M-Farm est un service qui offre aux agriculteurs des informations en temps réel sur les prix du marché à travers le pays, par le biais de leurs téléphones portables. Il a été adopté par des milliers d’agriculteurs du Kenya.
L’équipe de M-Farm a transformé le service en une entreprise à part entière avec au moins deux agents dans chacune des cinq grandes villes agricoles du Kenya: Nairobi, Eldoret, Mombasa, Kisumu et Kital.
Les agents saisissent des informations précises dans la base de données M-Farm, chaque semaine. Dans les petites villes, le travail est fait par des agriculteurs pré-sélectionnés.
Jamilla Abass est membre de l’équipe qui a développé le service.
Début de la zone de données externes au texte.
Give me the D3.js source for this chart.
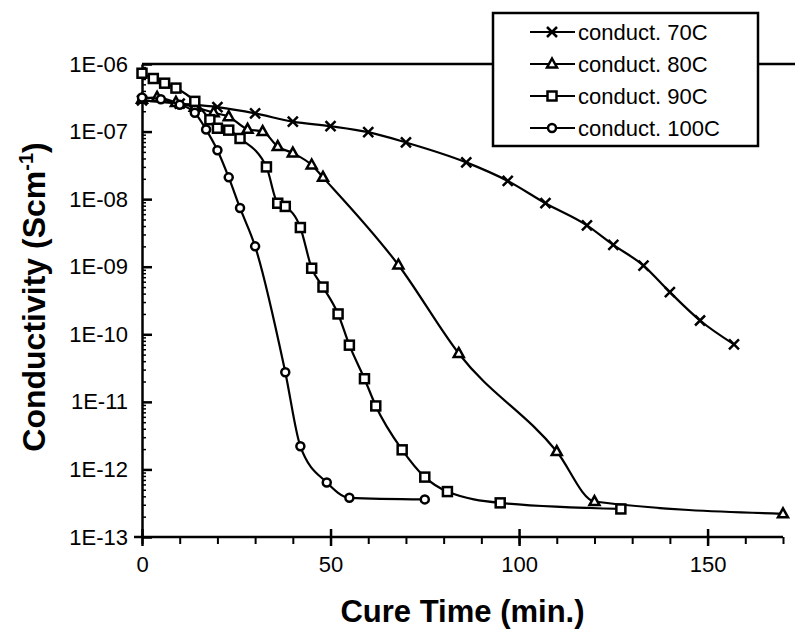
<!DOCTYPE html>
<html>
<head>
<meta charset="utf-8">
<script src="https://cdn.jsdelivr.net/npm/d3@7"></script>
<style>
  body { margin: 0; background: #fff; }
  svg { display: block; }
</style>
</head>
<body>
<div id="chart"></div>
<script>
// data (time in min., conductivity in S/cm)
var t70 = [0, 10, 20, 30, 40, 50, 60, 70, 86, 97, 107, 118, 125, 133, 140, 148, 157];
var v70 = [2.9e-7, 2.6e-7, 2.3e-7, 1.86e-7, 1.4e-7, 1.2e-7, 9.8e-8, 6.9e-8, 3.5e-8, 1.86e-8, 8.7e-9, 4.1e-9, 2.1e-9, 1.04e-9, 4.2e-10, 1.6e-10, 7.1e-11];

var t80 = [0, 4, 9, 14, 19, 23, 28, 32, 36, 40, 45, 48, 68, 84, 110, 120, 170];
var v80 = [3.0e-7, 3.2e-7, 2.7e-7, 2.3e-7, 1.9e-7, 1.66e-7, 1.08e-7, 1.0e-7, 6e-8, 4.8e-8, 3.2e-8, 2.1e-8, 1.06e-9, 5.2e-11, 1.84e-12, 3.35e-13, 2.2e-13];

var t90 = [0, 3, 6, 9, 14, 18, 20, 23, 26, 33, 36, 38, 42, 45, 48, 52, 55, 59, 62, 69, 75, 81, 95, 127];
var v90 = [7.3e-7, 6.1e-7, 5.2e-7, 4.4e-7, 2.8e-7, 1.5e-7, 1.12e-7, 1.05e-7, 7.9e-8, 3e-8, 8.7e-9, 7.8e-9, 3.8e-9, 9.5e-10, 5e-10, 2e-10, 6.9e-11, 2.2e-11, 8.7e-12, 1.95e-12, 7.7e-13, 4.7e-13, 3.2e-13, 2.6e-13];

var t100 = [0, 5, 10, 14, 17, 20, 23, 26, 30, 38, 42, 49, 55, 75];
var v100 = [3.2e-7, 3.0e-7, 2.5e-7, 1.9e-7, 1.07e-7, 5.3e-8, 2.1e-8, 7.4e-9, 2e-9, 2.75e-11, 2.2e-12, 6.4e-13, 3.8e-13, 3.6e-13];

var seriesNames = ["conduct. 70C", "conduct. 80C", "conduct. 90C", "conduct. 100C"];
var seriesMarks = ["cross", "triangle", "square", "circle"];
var yTicks = [1e-6, 1e-7, 1e-8, 1e-9, 1e-10, 1e-11, 1e-12, 1e-13];
var xTicks = [0, 50, 100, 150];

var W = 795, H = 633;
var font = "Arial, 'Liberation Sans', sans-serif";

var svg = d3.select("#chart").append("svg")
	.attr("width", W)
	.attr("height", H)
	.style("background", "#fff");

// scales
var x = d3.scaleLinear().domain([0, 170]).range([142, 783]);
var y = d3.scaleLog().domain([1e-13, 1e-6]).range([537, 64]);

// plot top border
svg.append("line")
	.attr("x1", x(0)).attr("x2", W)
	.attr("y1", y(1e-6)).attr("y2", y(1e-6))
	.attr("stroke", "#000").attr("stroke-width", 2.5);

// minor log ticks on y
var minorY = [];
for (var e = -13; e < -6; e++) {
	for (var m = 2; m <= 9; m++) minorY.push(m * Math.pow(10, e));
}
svg.append("g")
	.attr("transform", "translate(" + x(0) + ",0)")
	.call(d3.axisRight(y).tickValues(minorY).tickSize(4).tickFormat(""))
	.call(function(g) { g.select(".domain").remove(); })
	.selectAll("line").attr("stroke-width", 1.5);

// y axis with labels
var fmtY = function(d) {
	var p = -Math.round(Math.log10(d));
	return "1E-" + (p < 10 ? "0" + p : p);
};
svg.append("g")
	.attr("transform", "translate(" + x(0) + ",0)")
	.call(d3.axisLeft(y).tickValues(yTicks).tickSize(0).tickPadding(14).tickFormat(fmtY))
	.call(function(g) {
		g.select(".domain").attr("stroke-width", 2.5);
		g.selectAll("text").style("font-family", font).style("font-size", "22px").attr("fill", "#000");
	});
svg.append("g")
	.attr("transform", "translate(" + x(0) + ",0)")
	.call(d3.axisRight(y).tickValues(yTicks).tickSize(10).tickFormat(""))
	.call(function(g) { g.select(".domain").remove(); })
	.selectAll("line").attr("stroke-width", 2.5);

// x axis
svg.append("line")
	.attr("x1", 134).attr("x2", x(170))
	.attr("y1", y(1e-13)).attr("y2", y(1e-13))
	.attr("stroke", "#000").attr("stroke-width", 2.5);
svg.append("g")
	.attr("transform", "translate(0," + y(1e-13) + ")")
	.call(d3.axisBottom(x).tickValues(d3.range(0, 171, 10)).tickSize(7).tickFormat(""))
	.call(function(g) { g.select(".domain").remove(); })
	.selectAll("line").attr("stroke-width", 2);
svg.append("g")
	.attr("transform", "translate(0," + y(1e-13) + ")")
	.call(d3.axisBottom(x).tickValues(xTicks).tickSize(9).tickPadding(10))
	.call(function(g) {
		g.select(".domain").remove();
		g.selectAll("line").attr("stroke-width", 2.5);
		g.selectAll("text").style("font-family", font).style("font-size", "22px").attr("fill", "#000");
	});
svg.append("g")
	.attr("transform", "translate(0," + y(1e-13) + ")")
	.call(d3.axisTop(x).tickValues(xTicks).tickSize(8).tickFormat(""))
	.call(function(g) { g.select(".domain").remove(); })
	.selectAll("line").attr("stroke-width", 2.5);

// axis titles
svg.append("text")
	.attr("x", (x(0) + x(170)) / 2)
	.attr("y", 622)
	.attr("text-anchor", "middle")
	.style("font-family", font).style("font-size", "31px").style("font-weight", "bold")
	.text("Cure Time (min.)");

var yt = svg.append("text")
	.attr("transform", "translate(45,297) rotate(-90)")
	.attr("text-anchor", "middle")
	.style("font-family", font).style("font-size", "32px").style("font-weight", "bold");
yt.append("tspan").text("Conductivity (Scm");
yt.append("tspan").attr("dy", -12).style("font-size", "20px").text("-1");
yt.append("tspan").attr("dy", 12).text(")");

// markers
function drawMark(g, kind, cx, cy) {
	if (kind == "cross") {
		g.append("path")
			.attr("d", "M" + (cx - 5) + "," + (cy - 5) + "L" + (cx + 5) + "," + (cy + 5) +
				"M" + (cx - 5) + "," + (cy + 5) + "L" + (cx + 5) + "," + (cy - 5))
			.attr("stroke", "#000").attr("stroke-width", 2.5).attr("fill", "none");
	} else if (kind == "triangle") {
		g.append("path")
			.attr("d", "M" + cx + "," + (cy - 5.5) + "L" + (cx + 5) + "," + (cy + 3.5) + "L" + (cx - 5) + "," + (cy + 3.5) + "Z")
			.attr("stroke", "#000").attr("stroke-width", 2.5).attr("fill", "#fff");
	} else if (kind == "square") {
		g.append("rect")
			.attr("x", cx - 4.5).attr("y", cy - 4.5).attr("width", 9).attr("height", 9)
			.attr("stroke", "#000").attr("stroke-width", 2.5).attr("fill", "#fff");
	} else {
		g.append("circle")
			.attr("cx", cx).attr("cy", cy).attr("r", 4)
			.attr("stroke", "#000").attr("stroke-width", 2.5).attr("fill", "#fff");
	}
}

var allT = [t70, t80, t90, t100];
var allV = [v70, v80, v90, v100];

var line = d3.line()
	.x(function(d) { return x(d[0]); })
	.y(function(d) { return y(d[1]); })
	.curve(d3.curveMonotoneX);

for (var s = 0; s < 4; s++) {
	var pts = allT[s].map(function(t, i) { return [t, allV[s][i]]; });
	var g = svg.append("g");
	g.append("path")
		.attr("d", line(pts))
		.attr("fill", "none")
		.attr("stroke", "#000")
		.attr("stroke-width", 2.2);
	pts.forEach(function(p) { drawMark(g, seriesMarks[s], x(p[0]), y(p[1])); });
}

// legend
var lg = svg.append("g");
lg.append("rect")
	.attr("x", 493).attr("y", 13).attr("width", 265).attr("height", 133)
	.attr("fill", "#fff").attr("stroke", "#000").attr("stroke-width", 2.5);
seriesNames.forEach(function(name, i) {
	var ly = 32 + i * 32;
	lg.append("line")
		.attr("x1", 530).attr("x2", 575).attr("y1", ly).attr("y2", ly)
		.attr("stroke", "#000").attr("stroke-width", 2.2);
	drawMark(lg, seriesMarks[i], 552, ly);
	lg.append("text")
		.attr("x", 578).attr("y", ly + 8)
		.style("font-family", font).style("font-size", "22px")
		.text(name);
});
</script>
Elle dit: « Notre objectif ultime est que tous des agriculteurs de partout dans le pays utilisent ce service, afin qu’ils puissent obtenir des informations sur les prix en temps réel, sans l’intervention des commerçants. »
L’équipe de M-Farm est en train de développer d’autres services pour les agriculteurs, tels qu’une connexion entre agriculteurs qui veulent acheter ou vendre les mêmes produits, de sorte qu’ils puissent faire du commerce en gros et obtenir le meilleur prix.